Utilizing a similarly frenetic structure and tone to Good Time, Uncut Gems rarely goes for more than a minute or two without a moment of teeth-grinding intensity, whether that comes from contentious conversations in the jewel store, shouted arguments beneath the blacklight of a concert, or violent assaults intended to knock some sense into our weaselly anti-hero. This grueling texture is ably supported by an ‘80s-inspired soundtrack courtesy of Daniel Lopatin (of Oneohtrix Point Never fame), which is both ethereal and discordant, and a masterful sound mix that emphasizes overlapping, shouted dialogue, door buzzers, car alarms, and the constant din of downtown NYC. The camerawork—less attention-grabbing than the sound design—also works toward the aim of constant anxiety. It’s very energetic, borderline physically exhausting in its relentlessness, as it sprints through these few weeks in the life of a true adrenaline junkie.

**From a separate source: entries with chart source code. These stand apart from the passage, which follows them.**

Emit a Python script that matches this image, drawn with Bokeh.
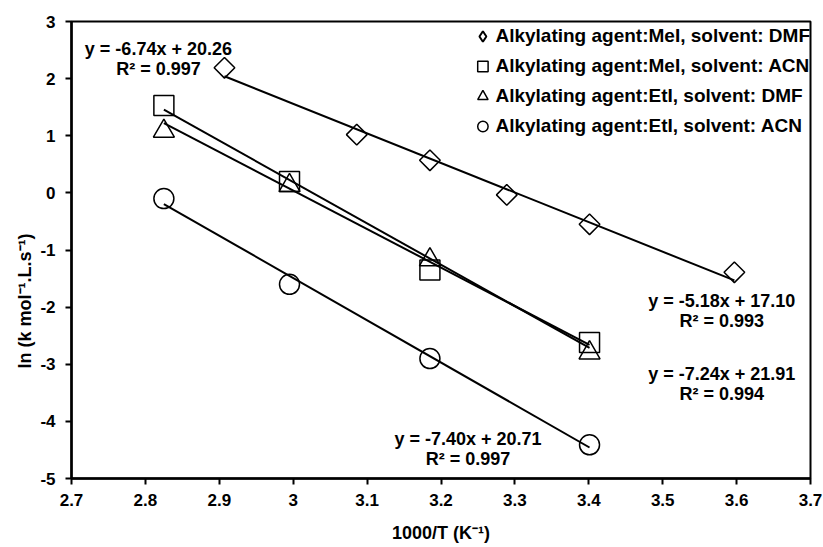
import numpy as np
from bokeh.plotting import figure
from bokeh.models import Range1d, FixedTicker, CustomJSTickFormatter, Title, ColumnDataSource
from bokeh.core.properties import value
from bokeh.embed import file_html
from bokeh.resources import INLINE

FONT = "Liberation Sans"

# ---- data ----
x_mei_dmf = [2.907, 3.086, 3.185, 3.289, 3.401, 3.597]
y_mei_dmf = [2.19, 1.02, 0.57, -0.035, -0.55, -1.39]

x_mei_acn = [2.825, 2.995, 3.185, 3.401]
y_mei_acn = [1.53, 0.20, -1.35, -2.62]

x_eti_dmf = [2.825, 2.995, 3.185, 3.401]
y_eti_dmf = [1.08, 0.13, -1.17, -2.80]

x_eti_acn = [2.825, 2.995, 3.185, 3.401]
y_eti_acn = [-0.10, -1.60, -2.90, -4.41]

series_names = [
    "Alkylating agent:MeI, solvent: DMF",
    "Alkylating agent:MeI, solvent: ACN",
    "Alkylating agent:EtI, solvent: DMF",
    "Alkylating agent:EtI, solvent: ACN",
]
slopes = [-5.18, -7.24, -6.74, -7.40]
intercepts = [17.10, 21.91, 20.26, 20.71]
r2_values = ["0.993", "0.994", "0.997", "0.997"]

x_ticks = [2.7, 2.8, 2.9, 3.0, 3.1, 3.2, 3.3, 3.4, 3.5, 3.6, 3.7]
y_ticks = [-5, -4, -3, -2, -1, 0, 1, 2, 3]

# ---- figure ----
p = figure(width=823, height=547, x_range=Range1d(2.7, 3.7), y_range=Range1d(-5, 3),
           output_backend="svg", toolbar_location=None,
           min_border_left=71, min_border_right=13, min_border_top=21, min_border_bottom=69)
p.xgrid.visible = False
p.ygrid.visible = False
p.outline_line_color = "black"
p.outline_line_width = 2
p.background_fill_color = "white"
p.border_fill_color = "white"

fmt = CustomJSTickFormatter(code="return (Math.round(tick*10)/10).toString();")
for ax, ticks in ((p.xaxis[0], x_ticks), (p.yaxis[0], y_ticks)):
    ax.ticker = FixedTicker(ticks=ticks)
    ax.formatter = fmt
    ax.axis_line_width = 2.5
    ax.axis_line_color = "black"
    ax.major_tick_line_width = 2
    ax.major_tick_line_color = "black"
    ax.major_tick_in = 0
    ax.major_tick_out = 6
    ax.minor_tick_line_color = None
    ax.major_label_text_font = FONT
    ax.major_label_text_font_style = "bold"
    ax.major_label_text_font_size = "17px"
    ax.major_label_text_color = "black"

p.xaxis[0].major_label_standoff = 9
p.yaxis[0].major_label_standoff = 10
p.xaxis[0].axis_label = "1000/T (K\u207b\u00b9)"
p.xaxis[0].axis_label_text_font = FONT
p.xaxis[0].axis_label_text_font_style = "bold"
p.xaxis[0].axis_label_text_font_size = "18px"
p.xaxis[0].axis_label_standoff = 14
p.xaxis[0].axis_label_text_color = "black"

# ---- y axis title, placed in the left panel ----
ytitle = Title(text="ln (k mol\u207b\u00b9.L.s\u207b\u00b9)", align="left", offset=110,
               text_font=FONT, text_font_style="bold", text_font_size="18px",
               text_color="black", standoff=6)
p.add_layout(ytitle, "left")

# ---- markers ----
mk = dict(fill_color=None, line_color="black", line_width=1.5)
# legend-only entry for the diamond series (legend ignores marker rotation)
p.scatter([np.nan], [np.nan], marker="diamond", size=14, legend_label=series_names[0],
          fill_color=None, line_color="black", line_width=2)
r1 = p.scatter(x_mei_dmf, y_mei_dmf, marker="square", angle=np.pi / 4, size=14.6, **mk)
r2 = p.scatter(x_mei_acn, y_mei_acn, marker="square", size=20,
               legend_label=series_names[1], **mk)
r3 = p.scatter(x_eti_dmf, y_eti_dmf, marker="triangle", size=21,
               legend_label=series_names[2], **mk)
r4 = p.scatter(x_eti_acn, y_eti_acn, marker="circle", size=20,
               legend_label=series_names[3], **mk)

# ---- trend lines ----
xs_all = [x_mei_dmf, x_mei_acn, x_eti_dmf, x_eti_acn]
for xs, m, b in zip(xs_all, slopes, intercepts):
    xe = np.array([min(xs), max(xs)])
    p.line(xe, m * xe + b, line_color="black", line_width=2)

# ---- equation labels ----
eq_x = [3.580, 3.580, 2.8176, 3.2365]
eq_y = [-1.90, -3.163, 2.521, -4.30]
eq_y2 = [-2.235, -3.514, 2.17, -4.654]
eq_text = ["y = %.2fx + %.2f" % (m, b) for m, b in zip(slopes, intercepts)]
r2_text = ["R\u00b2 = " + r for r in r2_values]
src = ColumnDataSource(dict(x=eq_x + eq_x, y=eq_y + eq_y2, t=eq_text + r2_text))
p.text(x="x", y="y", text="t", source=src, text_font=value(FONT), text_font_style="bold",
       text_font_size="18px", text_align="center", text_baseline="middle", text_color="black")

# ---- legend ----
lg = p.legend[0]
lg.location = "top_right"
lg.margin = 0
lg.padding = 6
lg.glyph_width = 26
lg.glyph_height = 30
lg.label_height = 18
lg.spacing = -9
lg.label_standoff = -4
lg.border_line_color = None
lg.background_fill_alpha = 0
lg.label_text_font = FONT
lg.label_text_font_style = "bold"
lg.label_text_font_size = "19px"
lg.label_text_color = "black"

open("out.html", "w").write(file_html(p, INLINE))
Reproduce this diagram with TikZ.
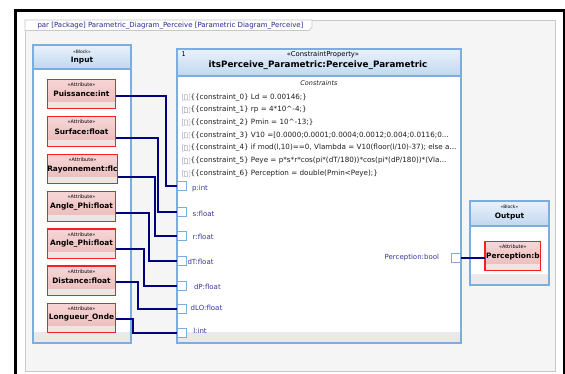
\documentclass[tikz,border=0pt]{standalone}
\usepackage{fontspec}
\setmainfont{DejaVu Sans}
\usetikzlibrary{shadings}
\definecolor{navyc}{RGB}{0,0,128}
\definecolor{portlbl}{RGB}{55,55,160}
\definecolor{blueb}{RGB}{125,172,222}
\definecolor{hdtop}{RGB}{234,242,251}
\definecolor{hdbot}{RGB}{192,215,240}
\definecolor{attrred}{RGB}{250,30,30}
\definecolor{attrtop}{RGB}{247,214,214}
\definecolor{attrbot}{RGB}{234,184,184}
\definecolor{attrband}{RGB}{238,228,228}
\definecolor{framebg}{RGB}{245,245,245}
\definecolor{frameln}{RGB}{200,200,200}
\definecolor{bodyshade}{RGB}{232,232,232}
\definecolor{icongray}{RGB}{175,175,175}
\definecolor{tabtext}{RGB}{40,40,150}
\definecolor{ctext}{RGB}{30,30,30}
\tikzset{
  every node/.style={inner sep=0pt, outer sep=0pt},
  blockbody/.style={draw=blueb, line width=1.3pt, fill=white, anchor=north west,
    path picture={\shade[top color=white, bottom color=bodyshade]
      ([yshift=11pt]path picture bounding box.south west) rectangle (path picture bounding box.south east);}},
  blockhead/.style={draw=blueb, line width=1.3pt, top color=hdtop, bottom color=hdbot, anchor=north west},
  stereo/.style={font=\fontsize{4.5}{5}\selectfont, text=black},
  blockname/.style={font=\fontsize{7.4}{8}\selectfont\bfseries, text=black},
  attrbox/.style={draw=attrred, line width=1.2pt, top color=attrtop, bottom color=attrbot,
    minimum width=68.4pt, minimum height=29.5pt, anchor=north west,
    font=\fontsize{7.4}{8}\selectfont\bfseries,
    path picture={\fill[attrband] ([yshift=6.5pt]path picture bounding box.south west) rectangle (path picture bounding box.south east);},
    label={[font=\fontsize{4.9}{5}\selectfont, anchor=center, yshift=-5.2pt]north:«Attribute»}},
  portbox/.style={draw=blueb, line width=0.9pt, fill=white, minimum size=9pt, anchor=center},
  portlabel/.style={text=portlbl, font=\fontsize{7}{8}\selectfont},
  cline/.style={anchor=west, text=ctext, font=\fontsize{7.2}{9}\selectfont},
  conn/.style={draw=navyc, line width=2pt},
  docicon/.pic={
    \draw[icongray, line width=0.45pt, rounded corners=0.8pt] (1.3,-3.3) -- (0,-3.3) -- (0,3.3) -- (1.3,3.3);
    \draw[icongray, line width=0.45pt, rounded corners=0.8pt] (6.2,-3.3) -- (7.5,-3.3) -- (7.5,3.3) -- (6.2,3.3);
    \draw[icongray, line width=0.45pt] (2,2.6) -- (2,-2.6) -- (4.3,-2.6) -- (5.4,-1.5) -- (5.4,2.6) -- cycle;
  }
}
\begin{document}
\begin{tikzpicture}[x=1pt,y=-1pt]
\useasboundingbox (0,0) rectangle (565,374);
\fill[white] (0,0) rectangle (565,374);
% outer black frame
\draw[black, line width=2.5pt] (15.3,10.4) rectangle (563.8,392);
% diagram frame
\draw[frameln, fill=framebg, line width=0.8pt] (25,20) rectangle (555.7,371);
\draw[frameln, fill=white, line width=0.8pt] (25,20) -- (312,20) -- (312,27) -- (309,30.5) -- (25,30.5) -- cycle;
\node[text=tabtext, font=\fontsize{7}{8}\selectfont, anchor=west] (title) at (37.5,25.4)
  {par [Package] Parametric\_Diagram\_Perceive [Parametric Diagram\_Perceive]};

% Input block
\node[blockbody, minimum width=98pt, minimum height=298pt] (inblk) at (33,45) {};
\node[blockhead, minimum width=98pt, minimum height=24pt] (inhd) at (33,45) {};
\node[stereo] (inst) at (82,51.8) {«Block»};
\node[blockname] (inname) at (82,60.5) {Input};

% Constraint block
\node[blockbody, minimum width=284pt, minimum height=294pt] (cblk) at (177,49) {};
\node[blockhead, minimum width=284pt, minimum height=27pt] (chd) at (177,49) {};
\node[font=\fontsize{6.5}{7}\selectfont, anchor=west] (cmult) at (181.5,54.5) {1};
\node[font=\fontsize{6.8}{7}\selectfont] (cst) at (323,54.5) {«ConstraintProperty»};
\node[font=\fontsize{8.8}{10}\selectfont\bfseries] (cname) at (318,65.5) {itsPerceive\_Parametric:Perceive\_Parametric};
\node[font=\fontsize{6.5}{7}\selectfont\itshape, text=ctext] (chead) at (319,83) {Constraints};

\foreach \yy in {97.3,110,122.5,135.3,148,161,173.7} { \pic at (182.3,\yy) {docicon}; }
\node[cline] (c0) at (190.5,97.3) {\{\{constraint\_0\} Ld = 0.00146;\}};
\node[cline] (c1) at (190.5,110) {\{\{constraint\_1\} rp = 4*10\textasciicircum-4;\}};
\node[cline] (c2) at (190.5,122.5) {\{\{constraint\_2\} Pmin = 10\textasciicircum-13;\}};
\node[cline] (c3) at (190.5,135.3) {\{\{constraint\_3\} V10 =[0.0000;0.0001;0.0004;0.0012;0.004;0.0116;0...};
\node[cline] (c4) at (190.5,148) {\{\{constraint\_4\} if mod(l,10)==0, Vlambda = V10(floor(l/10)-37); else a...};
\node[cline] (c5) at (190.5,161) {\{\{constraint\_5\} Peye = p*s*r*cos(pi*(dT/180))*cos(pi*(dP/180))*(Vla...};
\node[cline] (c6) at (190.5,173.7) {\{\{constraint\_6\} Perception = double(Pmin<Peye);\}};

% ports
\node[portbox] (pp) at (181.5,186) {};
\node[portbox] (ps) at (181.5,212) {};
\node[portbox] (pr) at (181.5,235.7) {};
\node[portbox] (pdT) at (181.5,261) {};
\node[portbox] (pdP) at (181.5,286) {};
\node[portbox] (pdLO) at (181.5,308.7) {};
\node[portbox] (pl) at (181.5,333) {};
\node[portbox] (pout) at (456.2,258) {};
\node[portlabel, anchor=west] (lp) at (192,188.3) {p:int};
\node[portlabel, anchor=west] (ls) at (192.7,213.5) {s:float};
\node[portlabel, anchor=west] (lr) at (192.7,237) {r:float};
\node[portlabel, anchor=west] (ldT) at (187.5,262) {dT:float};
\node[portlabel, anchor=west] (ldP) at (194,287) {dP:float};
\node[portlabel, anchor=west] (ldLO) at (190.7,308) {dLO:float};
\node[portlabel, anchor=west] (ll) at (193.3,330.5) {l:int};
\node[portlabel, anchor=east] (lout) at (439,257.5) {Perception:bool};

% attributes of Input
\node[attrbox] (aP) at (47.3,79.3) {Puissance:int};
\node[attrbox] (aS) at (47.3,116.7) {Surface:float};
\node[attrbox] (aR) at (47.3,154.3) {Rayonnement:flc};
\node[attrbox] (aA1) at (47.3,191.7) {Angle\_Phi:float};
\node[attrbox] (aA2) at (47.3,229) {Angle\_Phi:float};
\node[attrbox] (aD) at (47.3,266) {Distance:float};
\node[attrbox] (aL) at (47.3,303.3) {Longueur\_Onde};

% Output block
\node[blockbody, minimum width=79pt, minimum height=84pt] (outblk) at (470,201) {};
\node[blockhead, minimum width=79pt, minimum height=25pt] (outhd) at (470,201) {};
\node[stereo] (outst) at (509.5,207) {«Block»};
\node[blockname] (outname) at (509.5,216.3) {Output};
\node[attrbox, minimum width=55.7pt, minimum height=29pt] (aO) at (485,241.7) {Perception:b};

% connectors
\draw[conn] (aP.east |- 0,96) -- (166,96) |- (pp.west);
\draw[conn] (aS.east |- 0,138.3) -- (158.3,138.3) |- (ps.west);
\draw[conn] (aR.east |- 0,176.7) -- (154.5,176.7) |- (pr.west);
\draw[conn] (aA1.east |- 0,213.3) -- (149.3,213.3) |- (pdT.west);
\draw[conn] (aA2.east |- 0,249.3) -- (144,249.3) |- (pdP.west);
\draw[conn] (aD.east |- 0,281.7) -- (138.3,281.7) |- (pdLO.west);
\draw[conn] (aL.east |- 0,319.3) -- (133.3,319.3) |- (pl.west);
\draw[conn] (pout.east) -- (aO.west |- pout.east);
\end{tikzpicture}
\end{document}
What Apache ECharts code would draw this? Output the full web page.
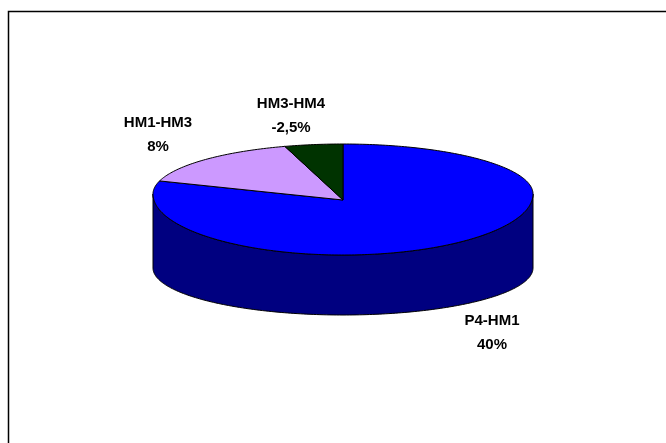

What falls out of this is orchestrated pandemonium. Many critics have elected to smother Uncut Gems in weirdly backhanded compliments along the lines of “all of this shouting and swearing and fighting would be incoherent in lesser hands.” Or, put another way, perturbing the viewer with a chopped-up cacophony of sensory input is the end goal; the Safdies have achieved their objective if you finish the film with a pounding headache and a desire to metaphorically put a few more bullets into Howard Ratner’s noggin. But this commitment to intensity, while admirable in its own way, doesn’t seem like a worthy aim in and of itself. Such a demanding sensory assault doesn’t lend itself to a pleasurable viewing experience, and so we must question if the style was employed for any other reason than grinding the audience into dust. The only plausible answer is that this mirrors the overwhelmed psyche of the protagonist, which makes some sense. The stylistic commitment is only undercut in the final moments by an ending that feels slightly like a cop-out, as if the preceding tone would have clashed with the logical outcome and so a shocking twist had to be grafted on. (In isolation, though, the synth-soaked violence of the climax is a winning combination.)
Ultimately, Uncut Gems is the kind of film that feels like it needs a second viewing, as loath as I’ll be to rewatch a movie that intentionally annoyed me from its opening frame to its last. The first time, you feel that overbearing sense of deliberate aggravation as rabid fiends bark at one another, Lopatin’s synths pulse, and the handheld camera ducks and dives amidst the grimy neon of NYC. By the end of the endurance test, you’ll feel like you have a personal vendetta against Howard Ratner, maybe even the Safdies themselves. The second time, dispassionate and analytical now, you’ll note just how those various ingredients have been meticulously layered to produce the effect felt the first time. But is critically analyzing how something can be both well-made and annoying worth my time? I’m not so sure.